Worse, that was only one of 59 recommendations on things to do to improve the WCB the government’s own panels made. Since there hasn’t been any action yet on that one small recommendation, I doubt we can hold our breath and expect any action on the others.
Goudreau has now said as much. Although he has talked to the chairman and chief executive of the WCB to make sure the board is “heading in the right direction,” that’s all he’s done and all he’s planning on doing.
“Does that mean we’re going to revamp the WCB? I don’t think we’re going to go that far. Does it mean we’re going to change the process? Probably not,” he told reporters at when the legislature opened for its fall sitting on Oct. 26.
He also said there was no point to overhauling the board because you can’t please everyone.
“There are individuals, that no matter what decisions will be taken by the WCB, will never be happy,” Goudreau said.
It’s true no matter what you do someone won’t like it.
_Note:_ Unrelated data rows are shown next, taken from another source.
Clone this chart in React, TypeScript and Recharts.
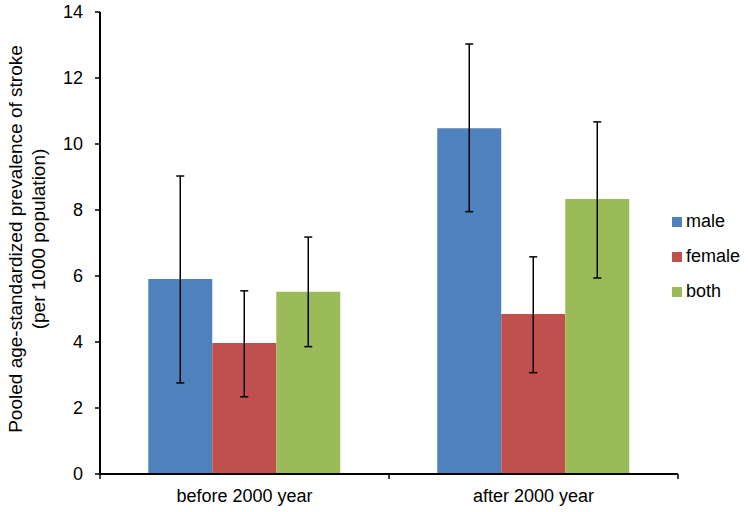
import React from "react";
import { BarChart, Bar, XAxis, YAxis, ErrorBar, Legend, Label } from "recharts";

// ---- data ----
const periods = ["before 2000 year", "after 2000 year"];
const seriesNames = ["male", "female", "both"];
const seriesColors = ["#4F81BD", "#C0504D", "#9BBB59"];

const maleValues = [5.91, 10.48];
const maleLow = [2.76, 7.95];
const maleHigh = [9.03, 13.03];

const femaleValues = [3.97, 4.85];
const femaleLow = [2.34, 3.07];
const femaleHigh = [5.55, 6.58];

const bothValues = [5.52, 8.33];
const bothLow = [3.86, 5.94];
const bothHigh = [7.18, 10.67];

const yTicks = [0, 2, 4, 6, 8, 10, 12, 14];
const yAxisTitleLines = [
  "Pooled age-standardized prevalence of stroke",
  "(per 1000 population)",
];

const values = [maleValues, femaleValues, bothValues];
const lows = [maleLow, femaleLow, bothLow];
const highs = [maleHigh, femaleHigh, bothHigh];

const data = periods.map((period, i) => {
  const row: Record<string, any> = { period, idx: i };
  seriesNames.forEach((name, s) => {
    row[name] = values[s][i];
    row[name + "Err"] = [values[s][i] - lows[s][i], highs[s][i] - values[s][i]];
  });
  return row;
});

const FONT = "'Liberation Sans', Arial, sans-serif";
const X_TICK_MARGIN = 15;
const X_TICK_LEN = 5;

const renderYLabel = (props: any) => {
  const vb = props.viewBox || { x: 0, y: 12, width: 100, height: 462 };
  const cy = vb.y + vb.height / 2 - 4;
  return (
    <g>
      {yAxisTitleLines.map((line, i) => {
        const x = 22 + i * 23;
        return (
          <text
            key={i}
            x={x}
            y={cy}
            transform={`rotate(-90, ${x}, ${cy})`}
            textAnchor="middle"
            fontSize={19}
            fontFamily={FONT}
            fill="#000"
          >
            {line}
          </text>
        );
      })}
    </g>
  );
};

// category tick: label at the centre, tick marks at the category boundaries
const CategoryTick = (props: any) => {
  const { x, y, payload, index, visibleTicksCount, width } = props;
  const n = visibleTicksCount || periods.length;
  const half = payload && payload.offset > 0 ? payload.offset : width / n / 2;
  const axisY = y - X_TICK_MARGIN;
  const marks = [x - half];
  if (index === n - 1) marks.push(x + half);
  return (
    <g>
      {marks.map((mx, k) => (
        <line
          key={k}
          x1={mx}
          x2={mx}
          y1={axisY}
          y2={axisY + X_TICK_LEN}
          stroke="#000"
          strokeWidth={1.5}
        />
      ))}
      <text
        x={x}
        y={y}
        dy="0.71em"
        textAnchor="middle"
        fontSize={18}
        fontFamily={FONT}
        fill="#000"
      >
        {payload.value}
      </text>
    </g>
  );
};

const renderLegend = (props: any) => {
  const payload = [...(props.payload || [])].sort(
    (a: any, b: any) =>
      seriesNames.indexOf(String(a.value)) - seriesNames.indexOf(String(b.value))
  );
  return (
    <div style={{ fontFamily: FONT, fontSize: 18, color: "#000" }}>
      {payload.map((entry: any, i: number) => (
        <div
          key={i}
          style={{ display: "flex", alignItems: "center", height: 35 }}
        >
          <span
            style={{
              display: "inline-block",
              width: 10,
              height: 10,
              background: entry.color,
              marginRight: 4,
            }}
          />
          <span>{entry.value}</span>
        </div>
      ))}
    </div>
  );
};

export default function App() {
  return (
    <div style={{ position: "absolute", left: 0, top: 0, background: "#fff" }}>
      <BarChart
        width={748}
        height={512}
        data={data}
        margin={{ top: 12, right: 70, bottom: 0, left: 0 }}
        barCategoryGap="16.7%"
        barGap={0}
      >
        <XAxis
          dataKey="period"
          type="category"
          height={38}
          axisLine={{ stroke: "#000", strokeWidth: 2 }}
          tickLine={false}
          tickSize={0}
          tickMargin={X_TICK_MARGIN}
          tick={<CategoryTick />}
          interval={0}
        />
        <YAxis
          domain={[0, 14]}
          ticks={yTicks}
          width={100}
          tickSize={5}
          tickMargin={12}
          interval={0}
          axisLine={{ stroke: "#000", strokeWidth: 2 }}
          tickLine={{ stroke: "#000", strokeWidth: 1.5 }}
          tick={{ fontSize: 18, fontFamily: FONT, fill: "#000" }}
        >
          <Label content={renderYLabel} />
        </YAxis>
        <Legend
          layout="vertical"
          align="center"
          verticalAlign="middle"
          content={renderLegend}
          wrapperStyle={{ left: 672, top: 204, width: 76 }}
        />
        {seriesNames.map((name, s) => (
          <Bar
            key={name}
            dataKey={name}
            name={name}
            fill={seriesColors[s]}
            isAnimationActive={false}
          >
            <ErrorBar
              dataKey={name + "Err"}
              direction="y"
              width={4}
              stroke="#000"
              strokeWidth={1.5}
              isAnimationActive={false}
            />
          </Bar>
        ))}
      </BarChart>
    </div>
  );
}
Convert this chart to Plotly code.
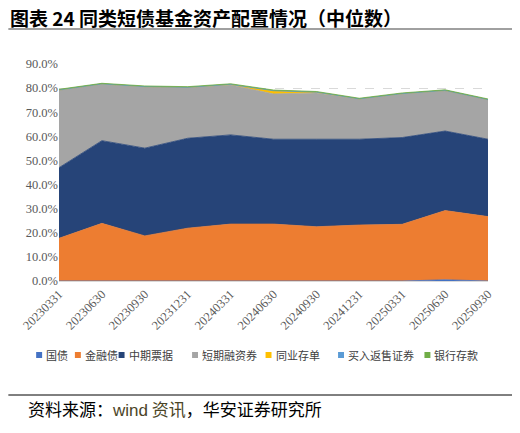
import plotly.graph_objects as go

dates = ["20230331", "20230630", "20230930", "20231231", "20240331", "20240630",
         "20240930", "20241231", "20250331", "20250630", "20250930"]

# median allocation, percent
guozhai = [0.0, 0.0, 0.0, 0.0, 0.0, 0.0, 0.0, 0.0, 0.0, 0.5, 0.0]
jinrongzhai = [17.7, 23.9, 18.7, 21.9, 23.6, 23.6, 22.5, 23.2, 23.5, 28.7, 26.7]
zhongqi = [29.3, 34.3, 36.4, 37.3, 37.0, 35.2, 36.3, 35.6, 36.0, 33.0, 32.1]
duanrong = [32.2, 23.5, 25.5, 21.1, 20.7, 18.8, 19.2, 16.7, 18.2, 16.8, 16.4]
tongye = [0.0, 0.0, 0.0, 0.0, 0.2, 1.3, 0.3, 0.0, 0.0, 0.0, 0.0]
maifan = [0.0, 0.0, 0.0, 0.0, 0.0, 0.0, 0.0, 0.0, 0.0, 0.0, 0.0]
cunkuan = [0.3, 0.3, 0.3, 0.3, 0.3, 0.3, 0.3, 0.3, 0.3, 0.3, 0.3]

names = ["国债", "金融债", "中期票据", "短期融资券", "同业存单", "买入返售证券", "银行存款"]
colors = ["#4472C4", "#ED7D31", "#264478", "#A5A5A5", "#FFC000", "#5B9BD5", "#70AD47"]
values = [guozhai, jinrongzhai, zhongqi, duanrong, tongye, maifan, cunkuan]

# page has an 8px body margin, so shift everything back by that
OFF = 8
# plot area in screen pixels
L, R, T, B = 56, 488, 64, 281
W, H = 520, 433


def px(x):
    return (x - L) / (R - L)


def py(y):
    return (B - y) / (B - T)


fig = go.Figure()
for name, vals, col in zip(names, values, colors):
    fig.add_trace(go.Scatter(
        x=dates, y=[v / 100 for v in vals], name=name, mode="lines",
        stackgroup="one", line=dict(width=0.8, color=col), fillcolor=col))

fig.update_layout(
    width=W, height=H,
    margin=dict(l=L - OFF, r=W - R + OFF, t=T - OFF, b=H - B + OFF),
    paper_bgcolor="white", plot_bgcolor="white",
    showlegend=False,
    xaxis=dict(type="category", range=[0, 10], tickangle=-45,
               showline=True, linecolor="#D9D9D9", linewidth=1,
               showgrid=False, ticks="",
               tickfont=dict(family="Liberation Serif", size=12.5, color="#595959")),
    yaxis=dict(range=[0, 0.9], dtick=0.1, tickformat=".1%",
               showgrid=True, gridcolor="#D9D9D9", griddash="dash",
               zeroline=False, showline=False,
               tickfont=dict(family="Liberation Serif", size=12.5, color="#595959")),
)

# legend drawn by hand, one row like the original
leg_x = [33, 72, 116, 190, 264, 337, 424]
for name, col, x0 in zip(names, colors, leg_x):
    fig.add_shape(type="rect", xref="paper", yref="paper",
                  x0=px(x0), x1=px(x0 + 6), y0=py(358), y1=py(352),
                  fillcolor=col, line=dict(width=0))
    fig.add_annotation(text=name, xref="paper", yref="paper",
                       x=px(x0 + 8), y=py(355), xanchor="left", yanchor="middle",
                       showarrow=False,
                       font=dict(family="Noto Sans CJK SC", size=11, color="#404040"))

fig.add_annotation(text="<b>图表 24 同类短债基金资产配置情况（中位数）</b>",
                   xref="paper", yref="paper", x=px(5), y=py(17.5),
                   xanchor="left", yanchor="middle", showarrow=False,
                   font=dict(family="Noto Sans CJK SC", size=19, color="#000000"))
fig.add_shape(type="line", xref="paper", yref="paper", x0=px(5), x1=px(515),
              y0=py(29), y1=py(29), line=dict(color="#808080", width=1.5))
fig.add_shape(type="line", xref="paper", yref="paper", x0=px(5), x1=px(514),
              y0=py(395), y1=py(395), line=dict(color="#000000", width=1))
fig.add_annotation(text="资料来源：<span style='color:#4B4527'>"
                        "<span style='font-family:Liberation Sans'>wind</span> 资讯</span>，华安证券研究所",
                   xref="paper", yref="paper", x=px(23), y=py(408),
                   xanchor="left", yanchor="middle", showarrow=False,
                   font=dict(family="Noto Sans CJK SC", size=17, color="#000000"))

fig.write_html("out.html")
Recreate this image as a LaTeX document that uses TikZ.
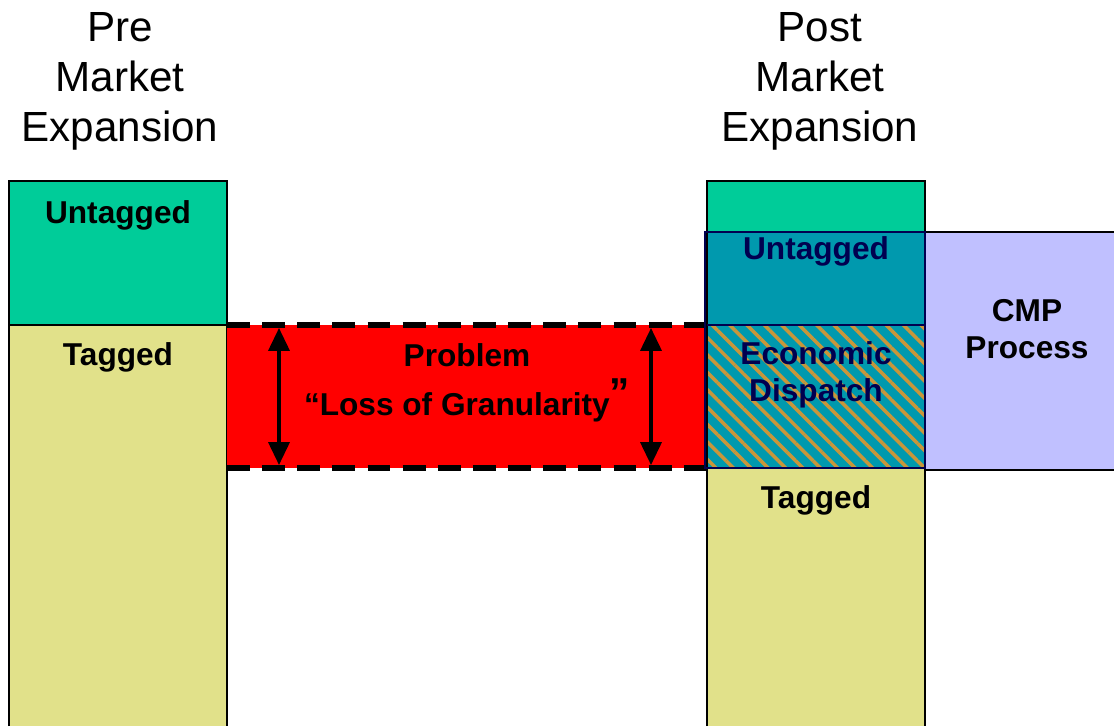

But by that same logic, why make any decisions about anything?
The point isn’t to try to make every single person happy with the WCB. The point is to change the WCB so more people are happy with it.
Right now, it seems the voices of those who feel the board has been unfair are outnumbering the ones who feel the board is doing a good job.
You’d think that would be enough to prompt the government to take some real action.
Instead, the answer to the province’s injured is simply, too bad for you.
That’s just adding insult to injury.